2. Plant fewer vegetables than you think you have room for
Most beginning gardeners don’t realize how much room a plant needs to grow. Obviously, pumpkins need an extremely large amout of space to grow to full size — each plant needs a minimum of 2 feet when planted and can vine out to 20 feet — but even a leafy green like kale needs space. A student of mine once planted 20 kale plants 4 inches apart in a small raised bed. Forty-five days later, she couldn’t understand why half the plants in the bed were turning brown and wilting. Kale plants, like other Brassica family vegetables (Swiss chard, broccoli, Brussels sprouts) need good aeration and light in order to grow efficiently. When the plants are too close, they are prone to disease; in this case it was downy mildew that made a home in her kale bed.
Research how much space plants actually need to grow ahead of time, and map your garden on a piece of paper before buying materials and planting your vegetables.
3. Spend time in your garden, but not too much
Vegetable gardening may seem like a time-intensive hobby, but the truth is that once you’ve planned and built your bed and planted your vegetables, maintenance is pretty simple. Weeding and watering are your only real responsibilities.
You can get up on a Saturday morning and spend just 15 minutes watering your garden. Morning is the best time to water: Plants will retain the most water, and they will have the entire day to dry, which decreases the risk of infection by fungus or bacteria.
But the real pleasure is in spending a few minutes looking at each plant to see how it is growing. Another student of mine gets home from work after the sun goes down, but he still walks out to his garden, with a flashlight, to see how his lettuces are sprouting.
It’s also worth noting that not all plants go into the ground at once — the process of planting and harvesting is successive. There are certain plants that grow well in cold weather; others prefer warm weather. Tomatoes, peppers, eggplants, and cucumbers can be planted in late May or early June and will still provide a bounty of vegetables. Yes, lettuces grow well in cool temperatures, but you can plant them in late August, after the majority of the summer heat is gone, and enjoy them in late September and October.

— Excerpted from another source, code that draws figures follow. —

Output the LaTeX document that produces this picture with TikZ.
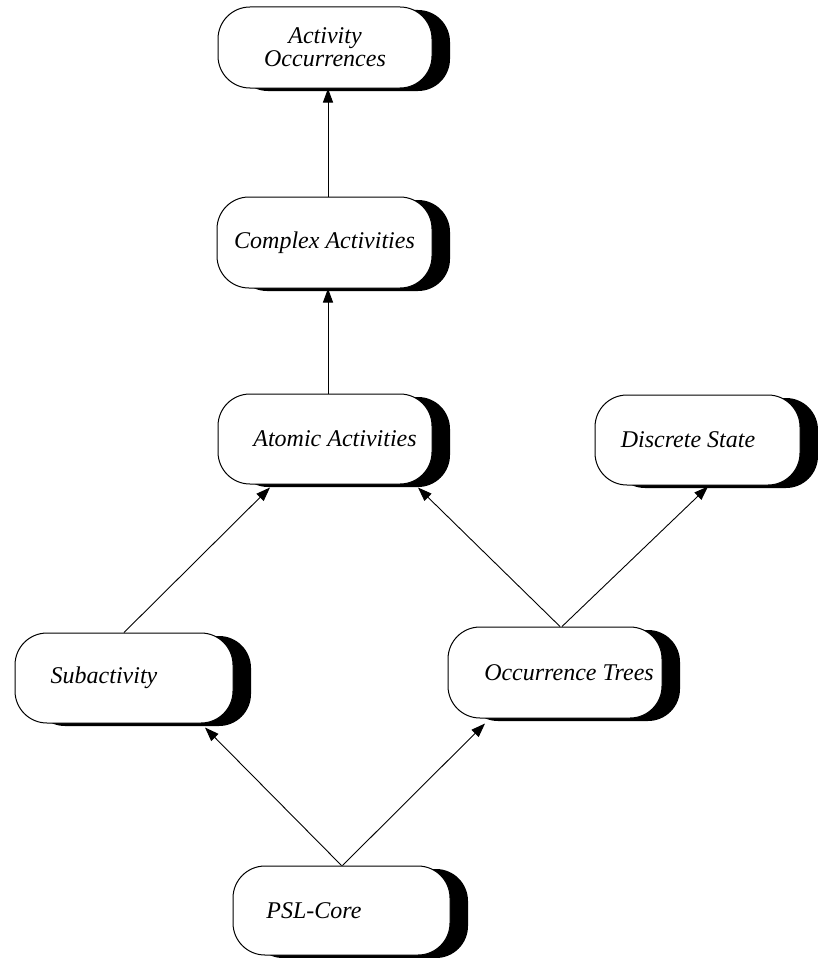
\documentclass[tikz,border=0pt]{standalone}
\usepackage{fontspec}
\setmainfont{Liberation Serif}
\usetikzlibrary{arrows.meta,shadows,calc}
\begin{document}
\begin{tikzpicture}[x=1pt,y=-1pt,
  box/.style={draw=black, line width=1pt, fill=white, rounded corners=32pt,
    minimum height=90pt, inner sep=0pt,
    font=\fontsize{24}{23}\selectfont\itshape, align=center,
    drop shadow={shadow xshift=18pt, shadow yshift=-3pt, fill=black, opacity=1}},
  arr/.style={draw=black, line width=0.9pt, -{Triangle[length=14pt,width=10pt]}}]
\useasboundingbox[fill=white] (0,0) rectangle (818,958);
\node[box, minimum width=214pt, minimum height=81pt] (ao) at (325,47.5) {Activity\\Occurrences};
\node[box, minimum width=215pt, minimum height=91pt] (ca) at (324.5,242.5) {Complex Activities};
\node[box, minimum width=214pt] (aa) at (325,439) {\hspace*{20pt}Atomic Activities};
\node[box, minimum width=205pt] (ds) at (697.5,440) {Discrete State\hspace*{19pt}};
\node[box, minimum width=218pt] (sa) at (124,678) {Subactivity\hspace*{40pt}};
\node[box, minimum width=214pt, minimum height=91pt] (ot) at (555,672.5) {\hspace*{28pt}Occurrence Trees};
\node[box, minimum width=217pt, minimum height=89pt] (pc) at (341.5,910.5) {PSL-Core\hspace*{55pt}};
\draw[arr] ($(ca.north)+(3.5,0)$) -- ($(ao.south)+(3,0)$);
\draw[arr] ($(aa.north)+(3,0)$) -- ($(ca.south)+(3.5,0)$);
\draw[arr] (sa.north) -- ($(aa.south)+(-55,3)$);
\draw[arr] ($(ot.north)+(5,0)$) -- ($(aa.south)+(93,3)$);
\draw[arr] ($(ot.north)+(7,0)$) -- ($(ds.south)+(10.5,1)$);
\draw[arr] (pc.north) -- ($(sa.south)+(81,4)$);
\draw[arr] ($(pc.north)+(1,0)$) -- ($(ot.south)+(-70,5)$);
\end{tikzpicture}
\end{document}
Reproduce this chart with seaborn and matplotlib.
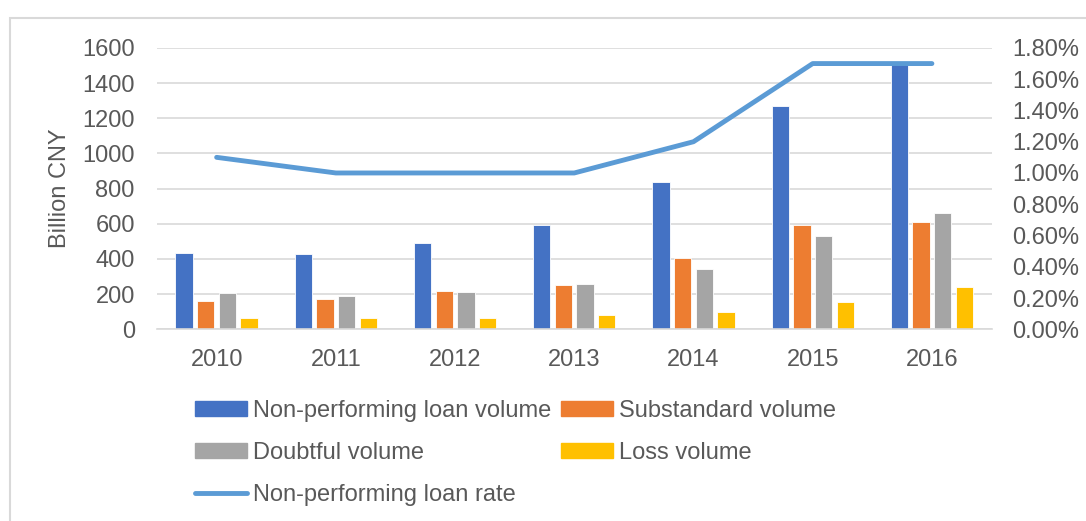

4. Grow vegetables you’ve never heard of
One of the many benefits of growing your own vegetables is trying items that you cannot ordinarily buy in your local grocery store. Everyone loves tomatoes, but instead of growing traditional ones that can otherwise be bought at the store, how about experimenting with a Sungella Cherry or Striped Zebra variety? How about a Purple Haze carrot instead of a regular orange one? Or a pink-and-white-striped Fairy Tale eggplant instead of the large purple one found in the produce section?
5. Don’t be tempted by expensive, flashy tools
Stroll the aisles of Home Depot and it’s easy to be fooled into thinking that the more expensive the gardening tool, the more efficient and effective it is. My personal philosophy is that a trowel is a trowel. If it can dig a uniform hole, I’m extremely happy, and a basic garden trowel (Eagle brand) costs $3.79.
The only items I would buy with care are a medium- or commercial-grade garden hose ($30 to $50) — avoid the light-grade ones that end up kinking every 8 feet, causing you to stop watering to walk back and fix it — and a quality nozzle. Dramm rain wands let out an evenly distributed flow of water that isn’t powerful enough to injure the plant.
6. Take the time to find a great local gardening store
Most people head straight for big-box stores like Home Depot or Lowe’s. But it’s much better to seek out the “right” garden store for you, one that can give you the personal service you need. Most good gardening stores — or garden center at your local hardware store — has an expert on staff, someone who knows and loves gardening. The questions you should ask are these: Where do you purchase your vegetable plants? What line of garden tools do you carry? Will someone be able to review with me how to plant specific vegetables?